Honestly, I don't want to speculate on costs.  I have a background in heavy site and utility construction and job conditions vary so much that it can be tough to pick a number out of the sky.  Part of your due diligence may include hiring a local plumber to run a video camera through the sewer mains if you are responsible.  That will tell you a lot about the condition of the pipe.  The city may also have an idea, make friends with somebody in the DPW if you can.

Again, don't let me scare you away.  Now is the time to do your homework, though, not after it becomes YOUR problem.

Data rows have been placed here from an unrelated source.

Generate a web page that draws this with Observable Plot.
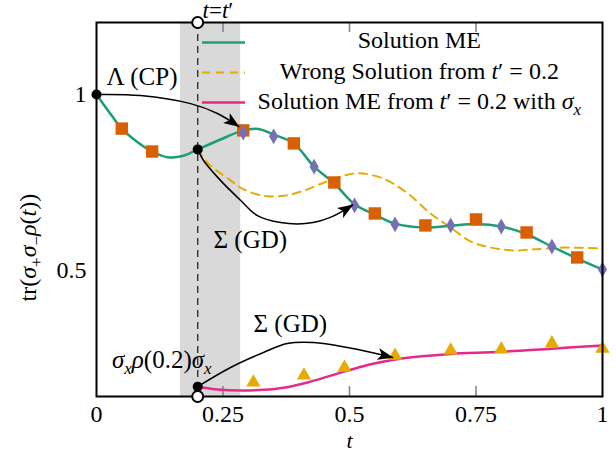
<!DOCTYPE html>
<html><head><meta charset="utf-8">
<script src="https://cdn.jsdelivr.net/npm/d3@7"></script>
<script src="https://cdn.jsdelivr.net/npm/@observablehq/plot@0.6"></script>
<style>body{margin:0;background:#fff}</style>
</head><body><div id="chart"></div>
<script>
// ---- data ----
const tME = [0, 0.03, 0.05, 0.08, 0.11, 0.14, 0.17, 0.2, 0.25, 0.29, 0.32, 0.35, 0.39, 0.43, 0.47, 0.51, 0.55, 0.59, 0.65, 0.70, 0.75, 0.80, 0.85, 0.90, 0.95, 1.0];
const vME = [1.0, 0.94, 0.903, 0.866, 0.838, 0.822, 0.825, 0.844, 0.875, 0.898, 0.902, 0.886, 0.861, 0.795, 0.747, 0.688, 0.659, 0.633, 0.622, 0.627, 0.632, 0.625, 0.603, 0.568, 0.534, 0.503];
const tSq = [0.05, 0.11, 0.29, 0.39, 0.47, 0.55, 0.65, 0.75, 0.85, 0.95];
const vSq = [0.903, 0.838, 0.898, 0.861, 0.75, 0.662, 0.628, 0.645, 0.608, 0.537];
const tDi = [0.29, 0.35, 0.43, 0.51, 0.59, 0.70, 0.80, 0.90, 1.0];
const vDi = [0.892, 0.881, 0.795, 0.685, 0.631, 0.628, 0.625, 0.568, 0.503];
const tWrong = [0.2, 0.22, 0.265, 0.29, 0.33, 0.37, 0.41, 0.45, 0.49, 0.52, 0.567, 0.615, 0.66, 0.70, 0.74, 0.78, 0.824, 0.864, 0.923, 1.0];
const vWrong = [0.844, 0.805, 0.756, 0.731, 0.712, 0.712, 0.727, 0.75, 0.77, 0.776, 0.761, 0.719, 0.662, 0.622, 0.582, 0.565, 0.557, 0.56, 0.565, 0.5625];
const tSx = [0.2, 0.24, 0.285, 0.33, 0.37, 0.417, 0.46, 0.5, 0.54, 0.585, 0.65, 0.7, 0.8, 0.9, 1.0];
const vSx = [0.17, 0.162, 0.159, 0.161, 0.167, 0.182, 0.2, 0.217, 0.233, 0.246, 0.257, 0.263, 0.269, 0.278, 0.287];
const tTr = [0.31, 0.41, 0.49, 0.59, 0.70, 0.80, 0.90, 1.0];
const vTr = [0.182, 0.202, 0.224, 0.258, 0.273, 0.276, 0.293, 0.278];
const tPrime = 0.2;
const band = [0.166, 0.285];
const blackDotsT = [0, 0.2, 0.2];
const blackDotsV = [1.0, 0.844, 0.17];
const arrowCP_t = [0, 0.087, 0.186, 0.239, 0.281];
const arrowCP_v = [1.0, 0.997, 0.974, 0.946, 0.909];
const arrowGD1_t = [0.2, 0.2115, 0.245, 0.285, 0.318, 0.364, 0.417, 0.462, 0.506];
const arrowGD1_v = [0.844, 0.8125, 0.756, 0.699, 0.656, 0.636, 0.634, 0.651, 0.686];
const arrowGD2_t = [0.2, 0.265, 0.33, 0.377, 0.429, 0.496, 0.585];
const arrowGD2_v = [0.17, 0.2244, 0.267, 0.2926, 0.2955, 0.281, 0.253];
const xTicks = [0, 0.25, 0.5, 0.75, 1];
const xTickLabels = ["0", "0.25", "0.5", "0.75", "1"];
const yTicks = [0.5, 1];
const yTickLabels = ["0.5", "1"];
const legendLabels = ["Solution ME", "Wrong Solution from t′ = 0.2", "Solution ME from t′ = 0.2 with σx"];
const annotLabels = ["Λ (CP)", "Σ (GD)", "Σ (GD)", "σxρ(0.2)σx", "t=t′"];
const xLabel = "t";
const yLabel = "tr(σ+σ−ρ(t))";

// ---- layout / style ----
const FF = "Liberation Serif";
const yDomain = [0.142, 1.2045];
const C = {green: "#1b9e77", yellow: "#e6ab02", pink: "#e7298a", orange: "#d95f02", purple: "#7570b3"};
const annotPos = [
  {t: 0.0198, v: 1.0256, a: "start", fs: 25},
  {t: 0.304, v: 0.5625, a: "middle", fs: 25},
  {t: 0.383, v: 0.326, a: "middle", fs: 25},
  {t: 0.129, v: 0.2216, a: "middle", fs: 25},
  {t: 0.2095, v: 1.216, a: "start", fs: 23}
];
const legendLineX = [0.2095, 0.2945];
const legendLineV = [1.1477, 1.0625, 0.977];
const legendTextT = 0.638;
const legendTextV = [1.1307, 1.0426, 0.9574];

const zip = (ts, vs) => ts.map((t, i) => ({t, v: vs[i]}));
const me = zip(tME, vME), sq = zip(tSq, vSq), di = zip(tDi, vDi);
const wrong = zip(tWrong, vWrong), sx = zip(tSx, vSx), tr = zip(tTr, vTr);
const arrows = [
  ...zip(arrowCP_t, arrowCP_v).map(d => ({...d, id: "cp"})),
  ...zip(arrowGD1_t, arrowGD1_v).map(d => ({...d, id: "gd1"})),
  ...zip(arrowGD2_t, arrowGD2_v).map(d => ({...d, id: "gd2"}))
];
const bdots = zip(blackDotsT, blackDotsV);
const annots = annotLabels.map((label, i) => ({label, ...annotPos[i]}));
const legend = legendLabels.map((label, i) => ({label, v: legendTextV[i]}));

const plot = Plot.plot({
  width: 616, height: 453,
  marginLeft: 96, marginRight: 14, marginTop: 22, marginBottom: 57,
  x: {domain: [0, 1], label: null},
  y: {domain: yDomain, label: null},
  style: {background: "white", overflow: "visible", color: "black"},
  marks: [
    Plot.rect([band], {x1: d => d[0], x2: d => d[1], y1: () => yDomain[0], y2: () => yDomain[1], fill: "#d9d9d9"}),
    Plot.ruleX([tPrime], {x: d => d, stroke: "#333", strokeWidth: 1.4, strokeDasharray: "7,5"}),
    Plot.tickX(xTicks.slice(1, 4), {x: d => d, insetTop: 364, stroke: "#888", strokeWidth: 1.6}),
    Plot.tickX(xTicks.slice(1, 4), {x: d => d, insetBottom: 364, stroke: "#888", strokeWidth: 1.6}),
    Plot.line(wrong, {x: "t", y: "v", stroke: C.yellow, strokeWidth: 2, strokeDasharray: "8,6", curve: "catmull-rom"}),
    Plot.line(me, {x: "t", y: "v", stroke: C.green, strokeWidth: 2.5, curve: "catmull-rom"}),
    Plot.line(sx, {x: "t", y: "v", stroke: C.pink, strokeWidth: 2.5, curve: "catmull-rom"}),
    Plot.dot(sq, {x: "t", y: "v", symbol: "square", r: 7, fill: C.orange}),
    Plot.dot(di, {x: "t", y: "v", symbol: "diamond", r: 4.8, fill: C.purple}),
    Plot.dot(tr, {x: "t", y: "v", symbol: "triangle", r: 5.3, fill: C.yellow}),
    Plot.frame({stroke: "black", strokeWidth: 2}),
    Plot.line(arrows, {x: "t", y: "v", z: "id", stroke: "black", strokeWidth: 1.5, curve: "catmull-rom", ariaDescription: "arrow"}),
    Plot.dot(bdots, {x: "t", y: "v", r: 5, fill: "black"}),
    Plot.dot([tPrime], {x: d => d, frameAnchor: "top", r: 5.5, fill: "white", stroke: "black", strokeWidth: 2}),
    Plot.dot([tPrime], {x: d => d, frameAnchor: "bottom", r: 5.5, fill: "white", stroke: "black", strokeWidth: 2}),
    // legend
    Plot.ruleY([legendLineV[0]], {y: d => d, x1: legendLineX[0], x2: legendLineX[1], stroke: C.green, strokeWidth: 2.5}),
    Plot.ruleY([legendLineV[1]], {y: d => d, x1: legendLineX[0], x2: legendLineX[1], stroke: C.yellow, strokeWidth: 2, strokeDasharray: "8,6"}),
    Plot.ruleY([legendLineV[2]], {y: d => d, x1: legendLineX[0], x2: legendLineX[1], stroke: C.pink, strokeWidth: 2.5}),
    Plot.text(legend, {x: () => legendTextT, y: "v", text: "label", textAnchor: "middle", lineAnchor: "bottom", fontSize: 24, fontFamily: FF}),
    // annotations
    ...annots.map(d => Plot.text([d], {x: "t", y: "v", text: "label", textAnchor: d.a, lineAnchor: "bottom", fontSize: d.fs, fontFamily: FF})),
    // axes
    Plot.axisX({ticks: xTicks, tickFormat: d => xTickLabels[xTicks.indexOf(d)], tickSize: 0, tickPadding: 8, fontSize: 24, fontFamily: FF, label: null}),
    Plot.axisY({ticks: yTicks, tickFormat: d => yTickLabels[yTicks.indexOf(d)], tickSize: 0, tickPadding: 10, fontSize: 24, fontFamily: FF, label: null}),
    Plot.text([xLabel], {x: () => 0.5, frameAnchor: "bottom", dy: 51, text: d => d, lineAnchor: "bottom", fontSize: 22, fontFamily: FF}),
    Plot.text([yLabel], {x: () => 0, y: () => 0.565, dx: -68, rotate: -90, text: d => d, textAnchor: "middle", lineAnchor: "middle", fontSize: 24, fontFamily: FF})
  ]
});

// arrowheads
const ns = "http://www.w3.org/2000/svg";
const defs = document.createElementNS(ns, "defs");
defs.innerHTML = '<marker id="ah" viewBox="0 -6 16 12" refX="15" refY="0" markerWidth="16" markerHeight="12" markerUnits="userSpaceOnUse" orient="auto"><path d="M0,-6L16,0L0,6L4,0Z" fill="black"/></marker>';
plot.insertBefore(defs, plot.firstChild);
plot.querySelectorAll('g[aria-description="arrow"] path').forEach(p => p.setAttribute("marker-end", "url(#ah)"));

// rich text (italic math, subscripts)
const it = s => `<tspan font-style="italic">${s}</tspan>`;
const sub = (s, italic) => `<tspan ${italic ? 'font-style="italic" ' : ''}font-size="17" dy="6">${s}</tspan>`;
const rich = {
  "Wrong Solution from t′ = 0.2": `Wrong Solution from ${it("t")}′ = 0.2`,
  "Solution ME from t′ = 0.2 with σx": `Solution ME from ${it("t")}′ = 0.2 with ${it("σ")}${sub("x", true)}`,
  "σxρ(0.2)σx": `${it("σ")}${sub("x", true)}<tspan font-style="italic" dy="-6">ρ</tspan>(0.2)${it("σ")}${sub("x", true)}`,
  "t=t′": `${it("t")}=${it("t")}′`,
  "t": it("t"),
  "tr(σ+σ−ρ(t))": `tr(${it("σ")}${sub("+")}<tspan font-style="italic" dy="-6">σ</tspan>${sub("−")}<tspan font-style="italic" dy="-6">ρ</tspan>(${it("t")}))`
};
plot.querySelectorAll("text").forEach(t => {
  const k = t.textContent;
  if (rich[k] !== undefined && t.children.length === 0) t.innerHTML = rich[k];
});

document.getElementById("chart").appendChild(plot);
</script>
</body></html>
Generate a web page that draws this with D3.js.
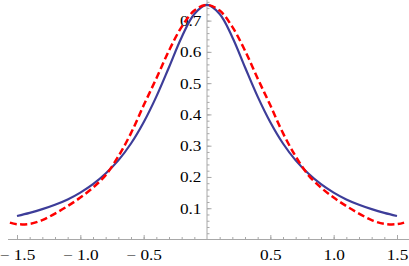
<!DOCTYPE html>
<html>
<head>
<meta charset="utf-8">
<script src="https://cdn.jsdelivr.net/npm/d3@7"></script>
<style>
  html, body { margin: 0; padding: 0; background: #fff; }
  svg { display: block; }
</style>
</head>
<body>
<svg id="chart"></svg>
<script>
// values
let blueX = [-1.5,-1.4,-1.3,-1.2,-1.1,-1.0,-0.9,-0.8,-0.7,-0.6,-0.5,-0.4,-0.3,-0.2,-0.1,0,
             0.1,0.2,0.3,0.4,0.5,0.6,0.7,0.8,0.9,1.0,1.1,1.2,1.3,1.4,1.5];
let blueY = [0.075,0.085,0.097,0.111,0.128,0.150,0.177,0.211,0.253,0.307,0.375,0.457,0.551,0.647,0.721,0.750,
             0.721,0.647,0.551,0.457,0.375,0.307,0.253,0.211,0.177,0.150,0.128,0.111,0.097,0.085,0.075];

let redX = [-1.556,-1.5,-1.4,-1.3,-1.2,-1.1,-1.0,-0.9,-0.8,-0.7,-0.6,-0.5,-0.4,-0.3,-0.2,-0.1,0,
            0.1,0.2,0.3,0.4,0.5,0.6,0.7,0.8,0.9,1.0,1.1,1.2,1.3,1.4,1.5,1.556];
let redY = [0.054,0.049,0.050,0.062,0.083,0.107,0.134,0.166,0.206,0.266,0.340,0.429,0.515,0.604,0.680,0.732,0.750,
            0.732,0.680,0.604,0.515,0.429,0.340,0.266,0.206,0.166,0.134,0.107,0.083,0.062,0.050,0.049,0.054];

let xMajor = [-1.5,-1.0,-0.5,0.5,1.0,1.5];
let xLabels = ["\u2212 1.5","\u2212 1.0","\u2212 0.5","0.5","1.0","1.5"];
let xMinor = [-1.5,-1.4,-1.3,-1.2,-1.1,-1.0,-0.9,-0.8,-0.7,-0.6,-0.5,-0.4,-0.3,-0.2,-0.1,
              0.1,0.2,0.3,0.4,0.5,0.6,0.7,0.8,0.9,1.0,1.1,1.2,1.3,1.4,1.5];
let yMajor = [0.1,0.2,0.3,0.4,0.5,0.6,0.7];
let yLabels = ["0.1","0.2","0.3","0.4","0.5","0.6","0.7"];
let yMinor = [0.02,0.04,0.06,0.08,0.10,0.12,0.14,0.16,0.18,0.20,0.22,0.24,0.26,0.28,0.30,0.32,0.34,0.36,
              0.38,0.40,0.42,0.44,0.46,0.48,0.50,0.52,0.54,0.56,0.58,0.60,0.62,0.64,0.66,0.68,0.70,0.72,0.74,0.76];

let width = 409, height = 266;
let axisColor = "#a8a8a8";
let labelFont = "'Liberation Serif', 'Times New Roman', Times, serif";

let svg = d3.select("#chart").attr("width", width).attr("height", height);

let x = d3.scaleLinear().domain([-1.5, 1.5]).range([17, 397]);
let y = d3.scaleLinear().domain([0, 0.7]).range([239.5, 20.6]);

// axis lines
svg.append("line")
    .attr("x1", 8).attr("x2", width)
    .attr("y1", y(0)).attr("y2", y(0))
    .attr("stroke", axisColor).attr("stroke-width", 1);
svg.append("line")
    .attr("x1", x(0)).attr("x2", x(0))
    .attr("y1", 0).attr("y2", y(0))
    .attr("stroke", axisColor).attr("stroke-width", 1);

// x ticks (pointing up into the plot)
let xMinorAxis = d3.axisBottom(x).tickValues(xMinor).tickSize(-2.5).tickFormat("");
let xMajorAxis = d3.axisBottom(x).tickValues(xMajor).tickSizeInner(-4.5).tickSizeOuter(0)
    .tickPadding(13).tickFormat((d, i) => xLabels[i]);

let gxm = svg.append("g").attr("transform", "translate(0," + y(0) + ")").call(xMinorAxis);
let gx = svg.append("g").attr("transform", "translate(0," + y(0) + ")").call(xMajorAxis);

// y ticks (pointing right)
let yMinorAxis = d3.axisLeft(y).tickValues(yMinor).tickSize(-2.5).tickFormat("");
let yMajorAxis = d3.axisLeft(y).tickValues(yMajor).tickSizeInner(-4.5).tickSizeOuter(0)
    .tickPadding(5).tickFormat((d, i) => yLabels[i]);

let gym = svg.append("g").attr("transform", "translate(" + x(0) + ",0)").call(yMinorAxis);
let gy = svg.append("g").attr("transform", "translate(" + x(0) + ",0)").call(yMajorAxis);

[gxm, gx, gym, gy].forEach(g => {
    g.select(".domain").remove();
    g.selectAll(".tick line").attr("stroke", axisColor).attr("stroke-width", 1);
});

// the reference text is a bit wider than plain Times, so stretch it sideways
gx.selectAll(".tick text")
    .attr("font-family", labelFont)
    .attr("font-size", 15)
    .attr("fill", "#000")
    .attr("x", 0)
    .attr("y", 0)
    .attr("dy", 0)
    .attr("text-anchor", "middle")
    .attr("transform", "translate(0,20.5) scale(1.15,1)");

gy.selectAll(".tick text")
    .attr("font-family", labelFont)
    .attr("font-size", 15)
    .attr("fill", "#000")
    .attr("x", 0)
    .attr("dy", "0.33em")
    .attr("text-anchor", "end")
    .attr("transform", "translate(-5.5,0) scale(1.15,1)");

// curves
let line = d3.line()
    .x(d => x(d[0]))
    .y(d => y(d[1]))
    .curve(d3.curveCatmullRom.alpha(0.5));

svg.append("path")
    .datum(d3.zip(blueX, blueY))
    .attr("d", line)
    .attr("fill", "none")
    .attr("stroke", "#3d3d99")
    .attr("stroke-width", 2.2);

svg.append("path")
    .datum(d3.zip(redX, redY))
    .attr("d", line)
    .attr("fill", "none")
    .attr("stroke", "#ff0000")
    .attr("stroke-width", 2.5)
    .attr("stroke-dasharray", "7,3.5");
</script>
</body>
</html>
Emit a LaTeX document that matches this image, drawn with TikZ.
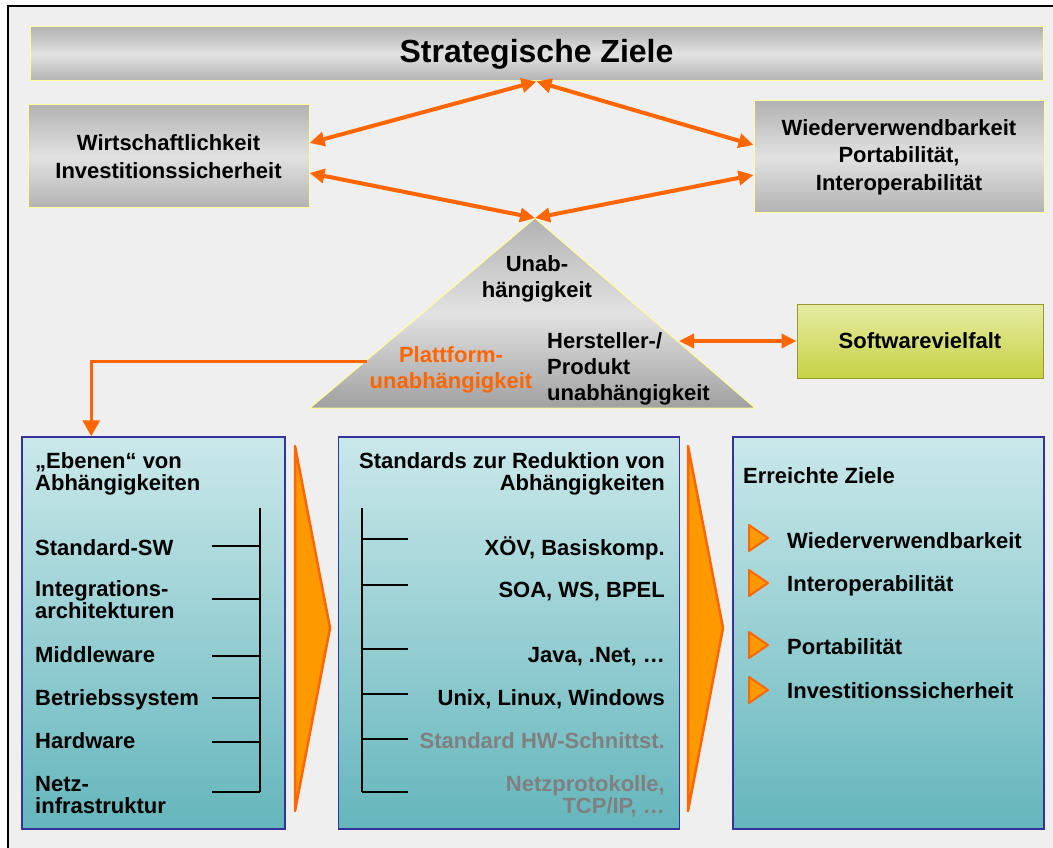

Most parks out there were built in the 50-70s so if you eliminate 40 year old parks due to aging infrastructure you're limiting yourself to quite a small world. A 50% expense ratio seems conservative enough considering you don't pay water. Question is what are the lines made of, what condition are the roads in etc.

For me Southern Il is a real concern as I know housing prices there are very low. Those are some very low lot rents too. My concern would be a glut of other affordable housing options as the reason for the high vacancy. I'd really dig into housing market analysis and test the market demand before moving forward.  

I too would be very concerned about the population in the area and what housing options are available. To fill the 23 vacant lots could cost you a significant amount, but if you are able to bring in newer homes it could be the key to your success at filling the park, but find out from where you are going to get these homes.

A quick down and dirty formula for purchase price would be 15 (homes) X 140.00 (lot rent) X 70 which gives you a purchase price of $147k so the asking price given the factors you presented seems like a fair price.